When excavation is complete — a job that can take up to two weeks — the female will lay a clutch of three to eight eggs. At that point, the father steps in to do the majority of incubating. I always find it intriguing how differently nature divvies up parenting chores. In some species, females do all the work. In others, it’s the male. Often both parents share the responsibilities of bringing children into the world.
When the downy woodpecker eggs hatch, both parents will struggle to feed their brood. Yet, despite their best efforts, only one or two of their babies will survive. That often happens with baby sandhill cranes, too. The mother crane usually lays two eggs, but only one chick tends to survive. I can’t help but wonder if they feel sad.

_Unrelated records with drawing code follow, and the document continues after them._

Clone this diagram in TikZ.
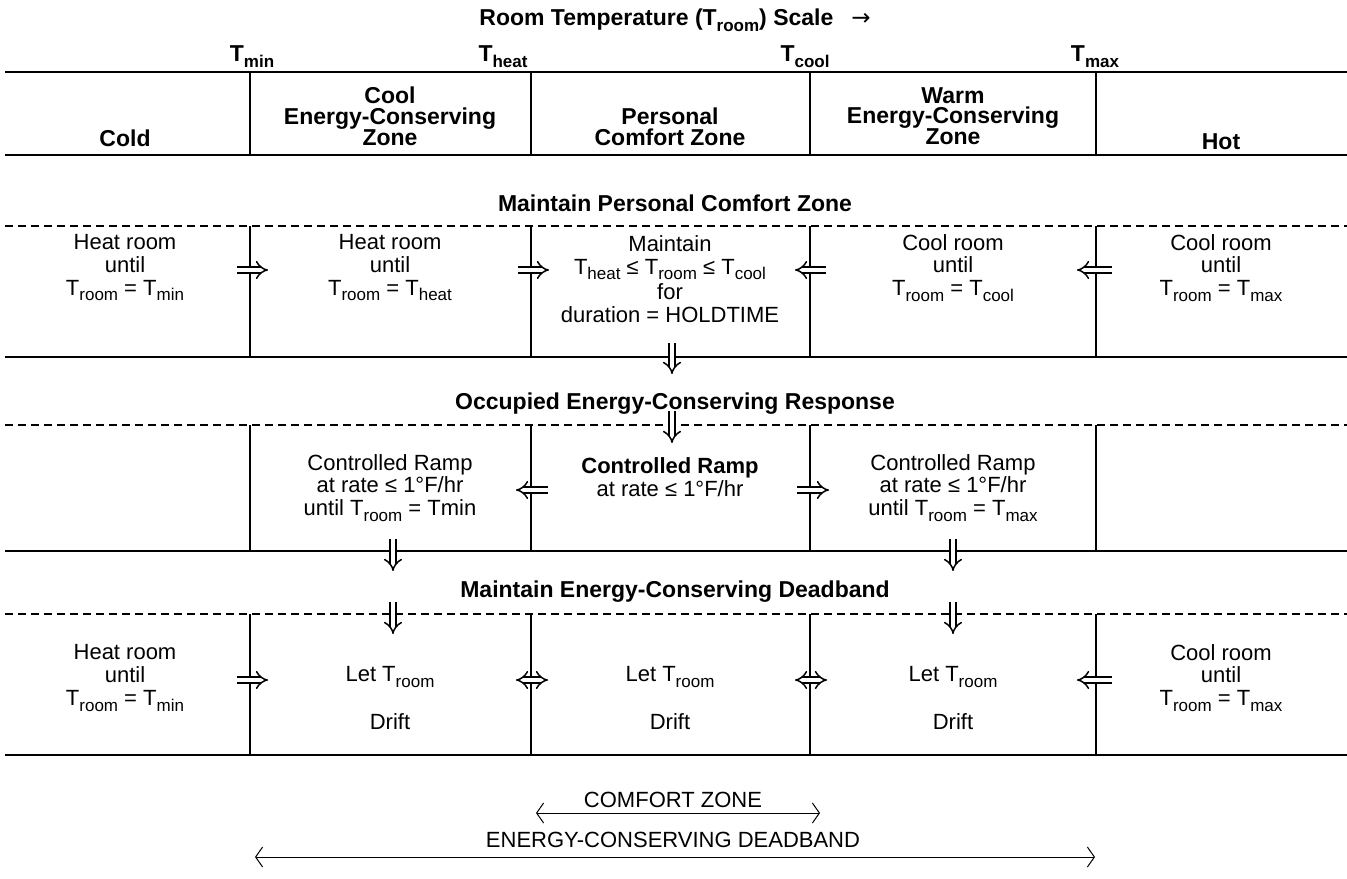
\documentclass[tikz,border=0pt]{standalone}
\usepackage{fontspec}
\setmainfont{Liberation Sans}
\newfontfamily\symfont{DejaVu Sans}
\usetikzlibrary{arrows.meta}
% lowered subscript set in text type
\newcommand{\tsub}[1]{\raisebox{-0.5ex}{\fontsize{8.5}{9}\selectfont #1}}
\newcommand{\Tx}[1]{T\tsub{#1}}
\begin{document}
\begin{tikzpicture}[x=0.5pt,y=-0.5pt,
  txt/.style={font=\fontsize{11}{11.3}\selectfont, align=center, inner sep=0pt},
  hd/.style={font=\bfseries\fontsize{11.5}{10.4}\selectfont, align=center, inner sep=0pt},
  rule/.style={line width=0.7pt},
  dashrule/.style={line width=0.6pt, dash pattern=on 4pt off 2.5pt},
  divider/.style={line width=0.6pt},
  flow/.style={double, double distance=2.4pt, line width=0.75pt, -{Implies}},
  flowboth/.style={double, double distance=2.4pt, line width=0.75pt, {Implies}-{Implies}},
  span/.style={line width=0.5pt, {Straight Barb[length=3.5pt,width=10pt]}-{Straight Barb[length=3.5pt,width=10pt]}},
]
\useasboundingbox (0,0) rectangle (1347,878);

% ---------- scale header ----------
\node[hd] (title) at (675,20) {Room Temperature (\Tx{room}) Scale \enspace{\symfont\mdseries →}};
\node[hd] (tmin)  at (252,57) {\Tx{min}};
\node[hd] (theat) at (503,57) {\Tx{heat}};
\node[hd] (tcool) at (805,57) {\Tx{cool}};
\node[hd] (tmax)  at (1095,57) {\Tx{max}};

\draw[rule] (5,72) -- (1347,72);
\draw[rule] (5,155) -- (1347,155);
\foreach \x in {250,531,810,1096} \draw[divider] (\x,72) -- (\x,155);

\node[hd] (cold)  at (125,138) {Cold};
\node[hd] (coolz) at (390,116) {Cool\\Energy-Conserving\\Zone};
\node[hd] (pers)  at (670,127) {Personal\\Comfort Zone};
\node[hd] (warmz) at (953,116) {Warm\\Energy-Conserving\\Zone};
\node[hd] (hot)   at (1221,142) {Hot};

% ---------- maintain personal comfort zone ----------
\node[hd] (s1) at (675,203) {Maintain Personal Comfort Zone};
\draw[dashrule] (5,226) -- (1347,226);
\draw[rule] (5,357) -- (1347,357);
\foreach \x in {250,531,810,1096} \draw[divider] (\x,226) -- (\x,357);

\node[txt] (a1) at (125,268) {Heat room\\until\\\Tx{room} = \Tx{min}};
\node[txt] (a2) at (390,268) {Heat room\\until\\\Tx{room} = \Tx{heat}};
\node[txt] (a3) at (670,279) {Maintain\\\Tx{heat} ≤ \Tx{room} ≤ \Tx{cool}\\[1.5pt]for\\duration = HOLDTIME};
\node[txt] (a4) at (953,268) {Cool room\\until\\\Tx{room} = \Tx{cool}};
\node[txt] (a5) at (1221,268) {Cool room\\until\\\Tx{room} = \Tx{max}};

\coordinate (p1s) at (237,270);  \coordinate (p1e) at (268,270);
\coordinate (p2s) at (518,270);  \coordinate (p2e) at (549,270);
\coordinate (p3s) at (826,270);  \coordinate (p3e) at (795,270);
\coordinate (p4s) at (1112,270); \coordinate (p4e) at (1077,270);
\draw[flow] (p1s) -- (p1e);
\draw[flow] (p2s) -- (p2e);
\draw[flow] (p3s) -- (p3e);
\draw[flow] (p4s) -- (p4e);
\coordinate (d1s) at (672,343); \coordinate (d1e) at (672,374);
\draw[flow] (d1s) -- (d1e);

% ---------- occupied energy-conserving response ----------
\node[hd] (s2) at (675,404) {Occupied Energy-Conserving Response};
\draw[dashrule] (5,425) -- (1347,425);
\draw[rule] (5,551) -- (1347,551);
\foreach \x in {250,531,810,1096} \draw[divider] (\x,425) -- (\x,551);

\coordinate (d2s) at (672,411); \coordinate (d2e) at (672,443);
\draw[flow] (d2s) -- (d2e);

\node[txt] (b2) at (390,488) {Controlled Ramp\\at rate ≤ 1°F/hr\\until \Tx{room} = Tmin};
\node[txt] (b3) at (670,477) {\textbf{Controlled Ramp}\\at rate ≤ 1°F/hr};
\node[txt] (b4) at (953,488) {Controlled Ramp\\at rate ≤ 1°F/hr\\until \Tx{room} = \Tx{max}};

\coordinate (q1s) at (548,490); \coordinate (q1e) at (516,490);
\coordinate (q2s) at (797,490); \coordinate (q2e) at (829,490);
\draw[flow] (q1s) -- (q1e);
\draw[flow] (q2s) -- (q2e);

\coordinate (d3s) at (393,539); \coordinate (d3e) at (393,571);
\coordinate (d4s) at (953,539); \coordinate (d4e) at (953,571);
\draw[flow] (d3s) -- (d3e);
\draw[flow] (d4s) -- (d4e);

% ---------- maintain energy-conserving deadband ----------
\node[hd] (s3) at (675,592) {Maintain Energy-Conserving Deadband};
\draw[dashrule] (5,614) -- (1347,614);
\draw[rule] (5,755) -- (1347,755);
\foreach \x in {250,531,810,1096} \draw[divider] (\x,614) -- (\x,755);

\coordinate (d5s) at (393,602); \coordinate (d5e) at (393,634);
\coordinate (d6s) at (953,602); \coordinate (d6e) at (953,634);
\draw[flow] (d5s) -- (d5e);
\draw[flow] (d6s) -- (d6e);

\node[txt] (c1) at (125,678) {Heat room\\until\\\Tx{room} = \Tx{min}};
\foreach \x/\n in {390/c2,670/c3,953/c4} {
  \node[txt] (\n top) at (\x,677) {Let \Tx{room}};
  \node[txt] (\n bot) at (\x,722) {Drift};
}
\node[txt] (c5) at (1221,678) {Cool room\\until\\\Tx{room} = \Tx{max}};

\coordinate (r1s) at (237,680);  \coordinate (r1e) at (268,680);
\coordinate (r2s) at (516,680);  \coordinate (r2e) at (548,680);
\coordinate (r3s) at (795,680);  \coordinate (r3e) at (827,680);
\coordinate (r4s) at (1112,680); \coordinate (r4e) at (1077,680);
\draw[flow] (r1s) -- (r1e);
\draw[flowboth] (r2s) -- (r2e);
\draw[flowboth] (r3s) -- (r3e);
\draw[flow] (r4s) -- (r4e);

% ---------- zone spans ----------
\node[txt] (cz) at (673,800) {COMFORT ZONE};
\coordinate (czl) at (536,813); \coordinate (czr) at (820,813);
\draw[span] (czl) -- (czr);
\node[txt] (ed) at (673,840) {ENERGY-CONSERVING DEADBAND};
\coordinate (edl) at (255,857); \coordinate (edr) at (1095,857);
\draw[span] (edl) -- (edr);
\end{tikzpicture}
\end{document}
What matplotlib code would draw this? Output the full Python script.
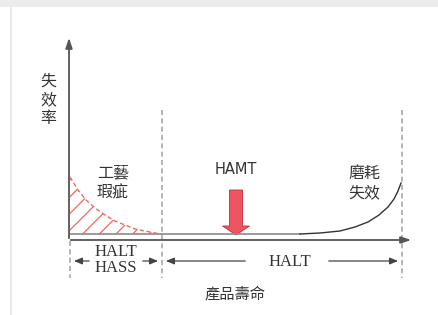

The third parent I’ve been thinking of lately is another woodpecker. A family of pileated woodpeckers lives in a dead slash pine across the lake from my home. Several weeks ago, I noticed several large holes drilled in a snag and shortly after, saw a male pileated woodpecker land on the tree before entering the hole. Although I assumed the birds were nesting within, I didn’t know for sure until I chanced upon a magical moment a few days ago.
As I was setting up my tripod in the forest in the late afternoon, a female pileated woodpecker flew to the snag. As I watched through my camera, two red-topped heads appeared as their mother approached.
Although I don’t pretend to speak bird, unmistakable cries of “Feed me!” filled the air. Mama bird did her best to satisfy the baby birds’ demands. Nonetheless, one offspring craved more. How do I know? I saw the baby bird peck his mother in the chest with his not-so-tiny beak. Yet, despite his rude and perhaps painful reproach, mother bird did nothing more than reposition herself. She neither erupted in anger as I’ve seen human parents do, nor did she retaliate or disappear. She simply moved out of his way.
You don’t have to look far to see examples of what it means to be a good mom. You don’t need a special gift, card or sentiment to express the wonder that is a mother’s love. Mother’s Day may be around the corner but in nature, lessons in mothering go on every day.